Test of Normality: A Shapiro-Wilk test ( shapiro.test) is applied to raw and log-transformed outcome ratios for each combination of grouping variables. This can be used to judge whether values based on mean proportional change, mean response ratio or median proportional change should be used to evaluate practice performance.
Statistics calculated (in all cases na.rm=T):
weighted means use the weighted.mean function
weighted medians use the weighted.median function
weighted standard errors use the weighted_se function
95% confidence intervals use the confint function with method = "Wald"
weighted variance uses the wtd.stats wtd.var function
weighted quantiles use the weighted.median (weighted.quantile) function with probs=seq(0,1,0.25)
Response ratios are back-transformed and converted to % change with and without a correction for the Jensen inequality. The correction applied is as per Tandini & Mehrabi 2017.
When Fast = FALSE where minimum data requirements are met linear-mixed effects or linear model is applied to the data to generate means, standard errors and variance.
Linear mixed effects models use lme4 where outcomes from a grouping variable combination are from at least three sites of which two must have at
least three observations. The model is weighted and includes a random intercept for site (lmer(Value~1 + (1|Site),weights=Weights)).
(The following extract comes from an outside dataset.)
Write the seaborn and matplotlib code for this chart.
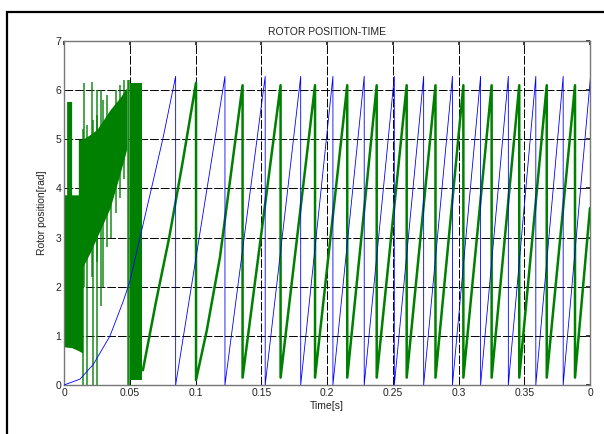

If the minimum data requirements for the lmer are not met then a linear model with weights is applied (lm(Value~1,weights=Weights)) if there are at least 5 outcome observations for the grouping variable combination.
If the minimum data requirements for the lm are not met no test is applied to the outcome values.
Also note that any groupings of data specified in the Aggregate.By parameter for which values of MeanC and MeanT are identical are removed from the dataset before analysis.